At 07:08 PM 1/9/05 -0500, David W. Fenton wrote:
>What do you mean by "all the challenge/response services?" Do you 
>mean 3rd-party services?

Yes. As soon as I get a new one, I blacklist it.

>And if I emailed 
>someone, I'd whitelist their email address in anticipation of 
>receiving a reply.

There's one of the problems. Like many people wearing various hats, I have
many email-in addresses. The email-in addresses tell me who & where it's
coming from, but the email out (the one above on this post) is always the
same.

>Email is not going to survive without just such a system to stop 
>spam.
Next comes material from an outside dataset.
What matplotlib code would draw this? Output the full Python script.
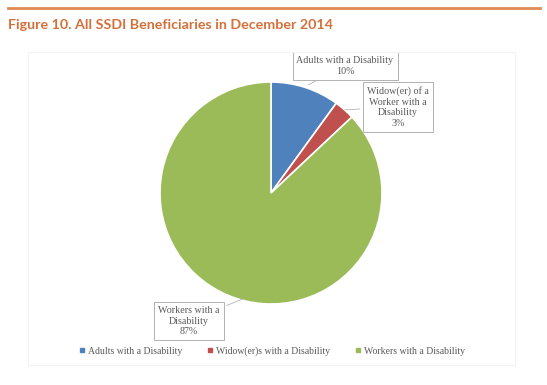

I get around 250-300 email messages per day of which 200-250 
>are spam.

My server's spam filters discard over 25MB of spam email at the servers
daily, and about 300 get through the filters to my local spam filter. I
actually get to see about 150 a day, which get uploaded to my filters
weekly. By the way, HTML is *not* one of my filters, since I get email from
many different correspondents, the majority of whom now use HTML (including
newsletters). Like you, I've also had my email address for a long time
(since August 1996), and like it. But, barring effective pay-per-piece
systems (which I support, but which are a while in the future), I'll let my
filters do the work and press delete for the rest. (Pay-per-piece would
need a broker system where a micro-deposit is made for each sent email --
as I paid in the early 1980s to send email across the CompuServe and ATT
gateways. The per-piece charge would be refunded for accepted email, less
for bounced email, and not refunded for discarded or refused email.)